Tennessee is no stranger to prime-time football television broadcasts. Monday Night Football, however, represents a new dimension.

The Vols are combining the two and will make their Monday debut in their coming season.

Following lengthy negotiations between no less than five schools and ESPN, Tennessee has a new opening date and opponent -- one already on its schedule -- for its upcoming 2008 football season, VolQuest.com has confirmed. Working with several schools to line up a premier matchup, ESPN will televise Tennessee's visit to UCLA and move the game into its prime-time, Monday Night Football slot on Labor Day. The deal will be formally announced this afternoon. Under this new arrangement, the game will be played Sept. 1, five days before UT was scheduled to visit Los Angeles and 48 hours after it was to open the 16th full season of the Phillip Fulmer era against UAB. ESPN's Monday NFL games typically kick off at 8:30 p.m. EST.

Multiple sources confirmed the negotiations to VolQuest over the last week. The official announcement will come this afternoon now that ESPN has secured the deal with all of the five schools directly impacted by the scrambled schedules.

The scheduling modification has resulted in an rippling effect on several teams' schedules, though the deal apparently fell neatly into place once all the parties were brought to the negotiating table. The switch means Tennessee will play UAB -- its original season-opening foe -- Sept. 13 in Knoxville. The Vols will make Sept. 6 the first of their two open dates, having two extra days to prepare for their opener and then not having to face a short week after a 2,000-mile flight home from L.A. The remainder of their schedule will not be changed.

UCLA, which like UT was eager for the opportunity to be the lone college football game on national television in a primetime slot, will move its opening day foe -- Fresno State -- to Sept. 27, a common open date for both teams.

UAB also had to finesse its schedule. The Blazers, under former Georgia offensive coordinator and second-year coach Neil Callaway, were scheduled to host Alabama State on Sept. 13. It now appears as though that game will be pushed back one week to Sept. 20, when both teams already had scheduled open dates.

The Tennessee-UCLA matchup boasts several compelling storylines aside from the two tradition-rich programs' on-the-field successes.
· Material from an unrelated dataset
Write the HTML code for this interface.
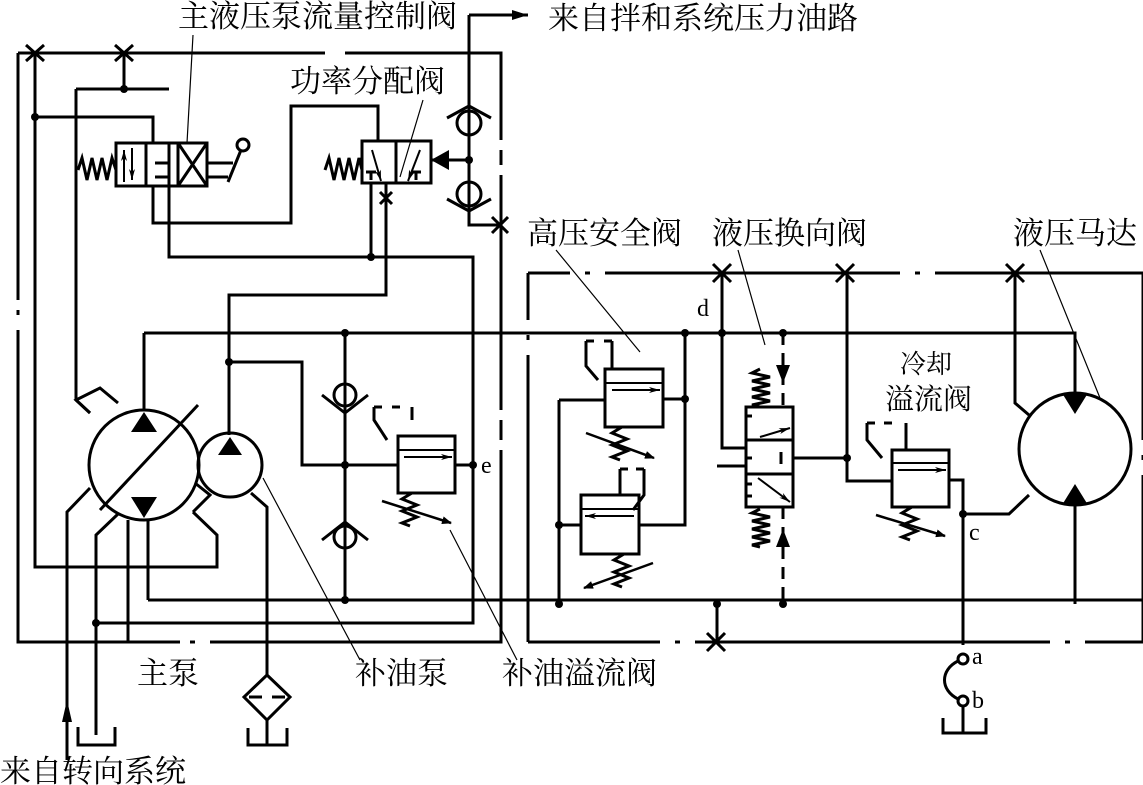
<!DOCTYPE html>
<html><head><meta charset="utf-8"><style>
html,body{margin:0;padding:0;background:#fff;}
svg{display:block;}
text{font-family:"Liberation Serif","Noto Serif CJK SC","Noto Sans CJK SC",serif;font-size:31px;fill:#000;}
.t{font-family:"Liberation Serif",serif;font-size:24px;}
</style></head><body>
<svg width="1143" height="785" viewBox="0 0 1143 785" xmlns="http://www.w3.org/2000/svg">
<defs>
<marker id="ah" markerWidth="10" markerHeight="8" refX="9" refY="4" orient="auto" markerUnits="userSpaceOnUse"><path d="M0,0 L10,4 L0,8 Z" fill="#000"/></marker>
<marker id="sa" markerWidth="12" markerHeight="8" refX="11" refY="4" orient="auto" markerUnits="userSpaceOnUse"><path d="M0,1 L11,4 L0,7 L3,4 Z" fill="#000"/></marker>
</defs>
<g fill="none" stroke="#000" stroke-width="3">
<!-- left dash-dot box -->
<path d="M18,53 H325 M345,53 H501 V140 M501,150 V165 M501,175 V410 M501,420 V440 M501,450 V642 H210 M195,642 H190 M180,642 H18 V330 M18,315 V310 M18,300 V53"/>
<path d="M26,45 L44,61 M26,61 L44,45 M115,45 L133,61 M115,61 L133,45"/>
<path d="M35,53 V567 H217 V535 L193,512"/>
<path d="M124,53 V89 M76,89 H169 M76,89 V400 L90,413"/>
<path d="M35,117 H153 V143"/>
<!-- valve 1 -->
<rect x="116" y="143" width="91" height="43"/>
<path d="M146,143 V186 M178,143 V186"/>
<path d="M78,170 l4,-12 l5,22 l5,-22 l5,22 l5,-22 l5,22 l5,-22 l4,12"/>
<path d="M169,143 V186 M153,186 V223 H291 V106 H378 V141"/>
<path d="M169,186 V257 H473 V623 H96"/>
<path d="M155,163 H169 M155,177 H169" />
<path d="M178,143 L207,186 M207,143 L178,186"/>
<path d="M207,163 H233 M207,177 H228 M228,182 L241,150"/>
<circle cx="243" cy="145" r="6"/>
<!-- valve 2 -->
<rect x="362" y="141" width="69" height="42"/>
<path d="M396,141 V183"/>
<path d="M325,170 l4,-12 l5,22 l5,-22 l5,22 l5,-22 l5,22 l5,-22 l3,12"/>
<path d="M371,183 V257 M386,183 V295 H229 V360"/>
<path d="M380,192 L392,204 M392,192 L380,204"/>
<path d="M366,172 H376 M371,172 V180 M411,172 H421 M416,172 V180"/>
<path d="M431,160 H469"/>
<!-- check valves top right -->
<path d="M469,15 V225 H501 M469,15 H528"/>
<circle cx="469" cy="123" r="12"/>
<circle cx="469" cy="194" r="12"/>
<path d="M447,118 L469,106 L491,118 M447,199 L469,211 L491,199"/>
<path d="M492,217 L508,233 M492,233 L508,217"/>
<!-- pumps -->
<circle cx="144" cy="465" r="55"/>
<circle cx="230" cy="465" r="32"/>
<path d="M100,510 L198,405"/>
<path d="M90,413 L76,400 L100,388 L118,403 M193,512 L210,495 L195,483"/>
<path d="M67,760 V512 L90,488 M96,735 V535 L118,514 M128,642 V520 M148,600 V520"/>
<path d="M144,333 V410 M229,360 V435"/>
<path d="M144,333 H1075 V400 M148,600 H1143"/>
<path d="M96,623 V735"/>
<path d="M251,493 L267,507 V675"/>
<path d="M78,727 V745 H115 V727 M248,728 V745 H287 V728"/>
<path d="M267,675 L290,697 L267,720 L244,697 Z M249,697 H262 M272,697 H285 M267,720 V745"/>
<!-- charge side -->
<path d="M345,333 V600"/>
<circle cx="345" cy="395" r="11"/>
<circle cx="345" cy="537" r="11"/>
<path d="M322,395 L345,413 L368,395 M322,540 L345,522 L368,540"/>
<path d="M229,362 H302 V465 H398"/>
<rect x="398" y="436" width="57" height="57"/>
<path d="M398,450 H455" stroke-width="2"/>
<path d="M455,465 H473"/>
<path d="M374,407 V420 L387,440 M374,407 h8 M392,407 h8 M412,407 V420"/>
<path d="M412,493 l-10,6 l15,6 l-15,6 l15,6 l-15,6 l8,3"/>
<path d="M382,501 L451,523" marker-end="url(#ah)" stroke-width="2.5"/>
<!-- right dash-dot box -->
<path d="M528,273 H570 M585,273 H590 M605,273 H900 M915,273 H920 M935,273 H1143 M528,642 H660 M675,642 H680 M695,642 H1050 M1065,642 H1070 M1085,642 H1143 M528,273 V320 M528,335 V340 M528,355 V642 M1143,273 V440 M1143,455 V460 M1143,475 V642"/>
<path d="M713,264 L731,282 M713,282 L731,264 M836,264 L854,282 M836,282 L854,264 M1006,264 L1024,282 M1006,282 L1024,264 M707,633 L725,651 M707,651 L725,633"/>
<!-- high pressure valves -->
<path d="M685,333 V525 H639 M663,399 H685 M559,400 V604 M559,400 H605 M559,525 H581"/>
<rect x="605" y="369" width="58" height="58"/>
<path d="M605,383 H663" stroke-width="2"/>
<rect x="581" y="495" width="58" height="59"/>
<path d="M581,509 H639" stroke-width="2"/>
<path d="M586,341 h8 M604,341 h8 M586,341 V366 L598,380 M612,341 V369"/>
<path d="M620,469 h8 M636,469 h8 M620,469 V495 M644,469 V495 L633,510"/>
<path d="M622,427 l-10,6 l15,6 l-15,6 l15,6 l-15,6 l8,3"/>
<path d="M586,433 L654,458" marker-end="url(#ah)" stroke-width="2.5"/>
<path d="M624,554 l-10,6 l15,6 l-15,6 l15,6 l-15,6 l8,3"/>
<path d="M653,563 L584,588" marker-end="url(#ah)" stroke-width="2.5"/>
<!-- direction valve -->
<rect x="746" y="407" width="47" height="100"/>
<path d="M746,440 H793 M746,474 H793"/>
<path d="M722,273 V448 H746 M717,604 V642 M717,466 H746 M746,416 H752 M746,458 H752 M746,484 H752 M746,496 H752 M793,458 H847 M781,452 V464"/>
<path d="M760,369 l-8,4 l18,4 l-18,4 l18,4 l-18,4 l18,4 l-18,4 l18,4 l-18,4 l8,2"/>
<path d="M760,509 l-8,4 l18,4 l-18,4 l18,4 l-18,4 l18,4 l-18,4 l18,4 l-18,4 l8,2"/>
<path d="M783,333 V407 M783,507 V604" stroke-dasharray="12,8"/>
<path d="M847,273 V481 H892 M949,480 H963 V645 M963,514 H1009 L1029,495"/>
<rect x="892" y="450" width="57" height="57"/>
<path d="M892,463 H949" stroke-width="2"/>
<path d="M867,423 h8 M884,423 h8 M867,423 V440 L882,458 M906,423 V450"/>
<path d="M912,507 l-10,6 l15,6 l-15,6 l15,6 l-15,6 l8,3"/>
<path d="M876,515 L945,536" marker-end="url(#ah)" stroke-width="2.5"/>
<!-- motor -->
<circle cx="1075" cy="449" r="56"/>
<path d="M1015,273 V403 L1029,415 M1075,505 V604"/>
<!-- a b tank -->
<circle cx="963" cy="659" r="5" fill="#fff"/>
<circle cx="963" cy="701" r="5" fill="#fff"/>
<path d="M958,661 C940,670 940,690 958,699"/>
<path d="M963,706 V733 M943,718 V733 H986 V718"/>
<g stroke-width="1.2">
<path d="M193,35 L187,143 M423,100 L400,177 M360,660 L263,478 M517,660 L450,530 M556,250 L640,352 M738,250 L765,345 M1040,250 L1100,398"/>
</g>
</g>
<!-- inner arrows -->
<g stroke="#000" stroke-width="2" fill="none">
<path d="M124,182 V150" marker-end="url(#sa)"/>
<path d="M132,148 V180" marker-end="url(#sa)"/>
<path d="M372,150 L381,181" marker-end="url(#sa)"/>
<path d="M420,150 L408,181" marker-end="url(#sa)"/>
<path d="M404,457 H452" marker-end="url(#sa)"/>
<path d="M612,390 H660" marker-end="url(#sa)"/>
<path d="M634,516 H585" marker-end="url(#sa)"/>
<path d="M898,470 H946" marker-end="url(#sa)"/>
<path d="M760,437 L790,428" marker-end="url(#sa)"/>
<path d="M758,478 L790,502" marker-end="url(#sa)"/>
</g>
<g fill="#000">
<path d="M131,432 L157,432 L144,412 Z"/>
<path d="M131,497 L157,497 L144,518 Z"/>
<path d="M218,455 L242,455 L230,437 Z"/>
<path d="M1062,393 L1088,393 L1075,414 Z"/>
<path d="M1062,505 L1088,505 L1075,484 Z"/>
<path d="M431,160 L449,150 L449,170 Z"/>
<path d="M776,365 L790,365 L783,383 Z"/>
<path d="M776,547 L790,547 L783,529 Z"/>
<path d="M67,700 L62,722 L72,722 Z"/>
<path d="M528,15 L512,10 L512,20 Z"/>
<circle cx="35" cy="117" r="4"/><circle cx="124" cy="89" r="4"/>
<circle cx="371" cy="257" r="4"/><circle cx="229" cy="362" r="4"/>
<circle cx="345" cy="333" r="4"/><circle cx="345" cy="465" r="4"/><circle cx="345" cy="600" r="4"/>
<circle cx="473" cy="465" r="4"/><circle cx="96" cy="623" r="4"/><circle cx="469" cy="160" r="4"/>
<circle cx="685" cy="333" r="4"/><circle cx="685" cy="399" r="4"/><circle cx="722" cy="333" r="4"/><circle cx="783" cy="333" r="4"/>
<circle cx="559" cy="525" r="4"/><circle cx="559" cy="604" r="4"/><circle cx="717" cy="604" r="4"/><circle cx="783" cy="604" r="4"/>
<circle cx="847" cy="458" r="4"/><circle cx="963" cy="514" r="4"/>
</g>
<text x="178" y="27">主液压泵流量控制阀</text>
<text x="548" y="29">来自拌和系统压力油路</text>
<text x="290" y="92">功率分配阀</text>
<text x="527" y="244">高压安全阀</text>
<text x="712" y="244">液压换向阀</text>
<text x="1013" y="244">液压马达</text>
<text x="900" y="373" style="font-size:26px">冷却</text>
<text x="885" y="409" style="font-size:29px">溢流阀</text>
<text x="137" y="684">主泵</text>
<text x="355" y="684">补油泵</text>
<text x="502" y="684">补油溢流阀</text>
<text x="0" y="782">来自转向系统</text>
<text class="t" x="697" y="316">d</text>
<text class="t" x="481" y="473">e</text>
<text class="t" x="969" y="540">c</text>
<text class="t" x="972" y="664">a</text>
<text class="t" x="972" y="708">b</text>
</svg>
</body></html>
The contest not only would mark the debut of four new Vols assistant coaches -- most notably offensive coordinator Dave Clawson -- but also could be a showcase event for first-year UCLA coach Rick Neuheisel. A former head coach at Colorado and Washington, Neuheisel has made it clear he wants his Bruins to compete with rival Southern Cal -- on the field, in the Pac-10 conference, on the recruiting trail and for increased attention in Los Angeles.

Tennessee's remaining schedule beginning with the annual showdown against Florida will stay intact. The Vols host the Gators Sept. 20, a game expected to be televised by CBS, and visit Auburn a week later to close out their opening month. They play every Saturday in October and get their second open date Nov. 15 -- after homecoming against Wyoming and before their biannual trip to Vanderbilt.

This isn't the first time UT has worked with ESPN to change its opening game. In 2004, the Vols played their first-ever Sunday night football game when they opened the season against UNLV on ESPN. That game marked the successful debuts of freshman quarterbacks Erik Ainge and Brent Schaeffer, who steered the Vols' 42-17 win.